By: Simnikiwe Xabanisa
Port Elizabeth – One of the best ways to squeeze a fair deal out of life is not only to accept that your circumstances are your own, but to foster the kind of intimate relationship with them that may improve them.
While not quite resigned to it just yet, Southern Kings coach Deon Davids – after 27 years of coaching – understands that the only constant in the jobs he’s done is that he’s had to do them the ambulance way or with a heavy dose of crisis management.
Throughout his coaching stints – from the University of the Western Cape, the Boland Cavaliers, SWD Eagles and the Golden Lions to the Southern Kings – Davids has had to beg, borrow and steal to get a competitive team onto the park.
“If you look at my CV, you can clearly see that in my coaching career I’ve never had the opportunity to work with the best guys. I’ve always dealt with teams that were in trouble,” he says. “My whole career has prepared me to coach the way I do.”
While he says he would “love to work with some of the best talent in the country one day”, Davids has his hands full with exactly the kind of job his career has been setting him up for – making the Kings a competitive side.
After a return from the Super Rugby wilderness that saw them concede an average of almost 46 points a game last year, the Kings have still mostly lost, but have been competitive this year – thanks to Davids being hired literally a couple of weeks before the season started.

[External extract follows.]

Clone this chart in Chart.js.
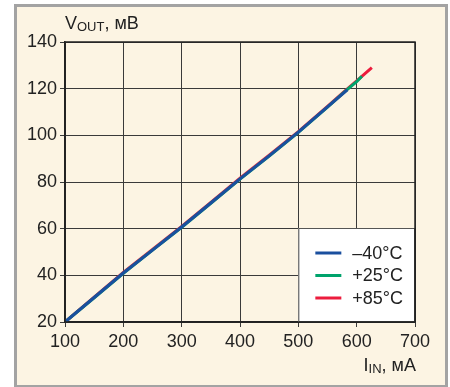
<!DOCTYPE html>
<html>
<head>
<meta charset="utf-8">
<script src="https://cdn.jsdelivr.net/npm/chart.js@4"></script>
<style>
  html, body { margin: 0; padding: 0; background: #fff; }
  #panel {
    position: absolute; left: 14px; top: 4px; width: 428px; height: 378px;
    border: 3px solid #a3a3a3; background: #fcf4e3;
  }
  #wrap { position: absolute; left: 0; top: 0; width: 450px; height: 387px; }
</style>
</head>
<body>
<div id="panel"></div>
<div id="wrap"><canvas id="myChart" width="450" height="387"></canvas></div>
<script>
// series labels and colours
var seriesLabels = ["\u201340\u00b0C", "+25\u00b0C", "+85\u00b0C"];
var seriesColors = ["#1a4f9e", "#00a36c", "#ec1c3d"];

// I_IN, mA and V_OUT, mV
var iinCold = [100, 150, 200, 250, 300, 350, 400, 450, 500, 550, 584];
var voutCold = [20, 30.5, 41, 50.8, 60.7, 71, 81.3, 91.2, 101.4, 112.2, 119.5];
var iinRoom = [100, 150, 200, 250, 300, 350, 400, 450, 500, 550, 580, 600, 609];
var voutRoom = [20, 30.4, 40.9, 50.8, 60.6, 70.9, 81.2, 91.1, 101.3, 112.1, 118.8, 123, 125.3];
var iinHot = [100, 150, 200, 250, 300, 350, 400, 450, 500, 550, 580, 600, 626];
var voutHot = [20, 30.7, 41.2, 51.1, 61, 71.2, 81.6, 91.5, 101.6, 112.4, 119, 123.3, 129];

var xTicks = [100, 200, 300, 400, 500, 600, 700];
var yTicks = [20, 40, 60, 80, 100, 120, 140];

var fontFamily = "'Liberation Sans Narrow', 'Liberation Sans', Arial, sans-serif";

function toPoints(xs, ys){
    var pts = [];
    for (var i = 0; i < xs.length; i++) pts.push({x: xs[i], y: ys[i]});
    return pts;
}

// frame, axis titles with subscripts, legend box
var extras = {
    id: 'extras',
    afterDraw: function(chart){
        var ctx = chart.ctx;
        var a = chart.chartArea;
        ctx.save();
        ctx.strokeStyle = '#222';
        ctx.lineWidth = 1.5;
        ctx.strokeRect(a.left, a.top, a.right - a.left, a.bottom - a.top);

        // legend
        var xs = chart.scales.x;
        var lx = xs.getPixelForValue(500);
        var ly = a.bottom - 94;
        ctx.fillStyle = '#fff';
        ctx.fillRect(lx, ly, a.right - lx, a.bottom - ly);
        ctx.strokeStyle = '#555';
        ctx.lineWidth = 1;
        ctx.strokeRect(lx + 0.5, ly + 0.5, a.right - lx - 1, a.bottom - ly - 1);
        ctx.strokeStyle = '#222';
        ctx.lineWidth = 1.5;
        ctx.beginPath();
        ctx.moveTo(a.right, ly); ctx.lineTo(a.right, a.bottom); ctx.lineTo(lx, a.bottom);
        ctx.stroke();
        ctx.font = '18px ' + fontFamily;
        ctx.textBaseline = 'middle';
        chart.data.datasets.forEach(function(ds, i){
            var y = ly + 25 + i * 22.5;
            ctx.strokeStyle = ds.borderColor;
            ctx.lineWidth = 3;
            ctx.beginPath();
            ctx.moveTo(lx + 17, y); ctx.lineTo(lx + 43, y);
            ctx.stroke();
            ctx.fillStyle = '#222';
            ctx.fillText(ds.label, lx + 54, y + 1);
        });

        // axis titles
        ctx.fillStyle = '#222';
        ctx.textBaseline = 'alphabetic';
        var tx = a.left;
        ctx.font = '18px ' + fontFamily;
        ctx.fillText('V', tx, 29);
        tx += ctx.measureText('V').width;
        ctx.font = '13px ' + fontFamily;
        ctx.fillText('OUT', tx, 31);
        tx += ctx.measureText('OUT').width;
        ctx.font = '18px ' + fontFamily;
        ctx.fillText(', \u043c\u0412', tx, 29);

        ctx.textAlign = 'right';
        var rx = a.right + 1;
        ctx.fillText(', \u043c\u0410', rx, 371);
        rx -= ctx.measureText(', \u043c\u0410').width;
        ctx.font = '13px ' + fontFamily;
        ctx.fillText('IN', rx, 373);
        rx -= ctx.measureText('IN').width;
        ctx.font = '18px ' + fontFamily;
        ctx.fillText('I', rx, 371);
        ctx.restore();
    }
};

var ctx = document.getElementById("myChart");
var myChart = new Chart(ctx, {
    type: 'line',
    data: {
        datasets: [
            {label: seriesLabels[0], data: toPoints(iinCold, voutCold), borderColor: seriesColors[0]},
            {label: seriesLabels[1], data: toPoints(iinRoom, voutRoom), borderColor: seriesColors[1]},
            {label: seriesLabels[2], data: toPoints(iinHot, voutHot), borderColor: seriesColors[2]}
        ]
    },
    options: {
        responsive: false,
        animation: false,
        events: [],
        elements: {
            line: {borderWidth: 3, tension: 0, fill: false},
            point: {radius: 0}
        },
        layout: {padding: {top: 42, right: 35, left: 0, bottom: 0}},
        plugins: {legend: {display: false}, tooltip: {enabled: false}},
        scales: {
            x: {
                type: 'linear', min: 100, max: 700,
                afterFit: function(s){ s.height = 65; },
                afterBuildTicks: function(s){ s.ticks = xTicks.map(function(v){ return {value: v}; }); },
                grid: {color: '#3a3a3a', lineWidth: 1, tickLength: 5},
                border: {color: '#222', width: 1.5},
                ticks: {color: '#222', padding: 4, maxRotation: 0, font: {family: fontFamily, size: 18}}
            },
            y: {
                min: 20, max: 140,
                afterFit: function(s){ s.width = 65; },
                afterBuildTicks: function(s){ s.ticks = yTicks.map(function(v){ return {value: v}; }); },
                grid: {color: '#3a3a3a', lineWidth: 1, tickLength: 5},
                border: {color: '#222', width: 1.5},
                ticks: {color: '#222', padding: 3, font: {family: fontFamily, size: 18}}
            }
        }
    },
    plugins: [extras]
});
</script>
</body>
</html>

Their one win after five rounds was in an away game against the Sunwolves, which the Cheetahs, Bulls and Stormers will tell you is no mean feat after close shaves with the Japanese side. The Kings have shown that they are no easy beats this year.
Davids, a Cavaliers eighthman when Mike Bayly was coach at Boland, attributed the spine shown by the Kings to three things: out-of-the box recruitment; conditioning from having an off season; and refusing to compromise on their own standards.
As ever with struggling teams, the Kings have their fair share of players seemingly with nowhere to turn, including Louis Schreuder, Lionel Cronje, Schalk Ferreira, Wandile Mjekevu, Luzuko Vulindlu and Ricky Schroeder, among others.
Too talented to retire
But Davids’ eye for talent and his people management skills have seen him pull some rabbits out of the hat.
About flanker Andisa Ntsila, Davids says: “I was head coach of the George Academy and he was a student at Saasveld Campus of the Nelson Mandela Metropolitan University. We’d just finished a gym session and I saw him training and asked if he played rugby.
“He said he did, but not seriously, and I asked him to join us. Back then, he played outside centre and I told him he was a flank. I contracted him with the SWD Eagles Academy and he was man of the match in pretty much every game we played – he’s got such wonderful running skills and game sense.”
Cronje was disillusioned when he bumped into Davids – who used to be the assistant coach when the fly half played for the Under-20s – at the airport in East London and was convinced to hold his horses “because he was too young and too talented to retire”.
There are more stories – such as the year Davids found a young Anthony Volmink kicking a rugby ball on the local field in his hometown of Bredasdorp on Christmas Day and went on to take him and Uzair Cassiem, who played for him at UWC, to the Lions.
But none of that would have been possible without an off season, during which Davids credits conditioning coach Nadus Nieuwoudt with “brilliant” work. Davids also introduced an interesting squad system.
“We wanted to have two sides in the squad and we didn’t compromise on quality. We had what we called the Kings’ Standard, and we consistently put them under pressure to accelerate their learning.”
Nearly upsetting the Sharks in their 19-17 defeat three weeks ago went a long way towards vindicating the “culture of positivity” that the Kings have adopted under Davids.
However, after all of this, they could still be sent packing as a South Africa side may be cut from the competition in a restructuring process that will see only 15 teams on the field.
“We’ve got this policy – we only control what we can,” says Davids. “Because people are talking and it’s in the back of the players’ minds, we don’t question the players’ efforts, even when they go home to their families and talk to their agents.”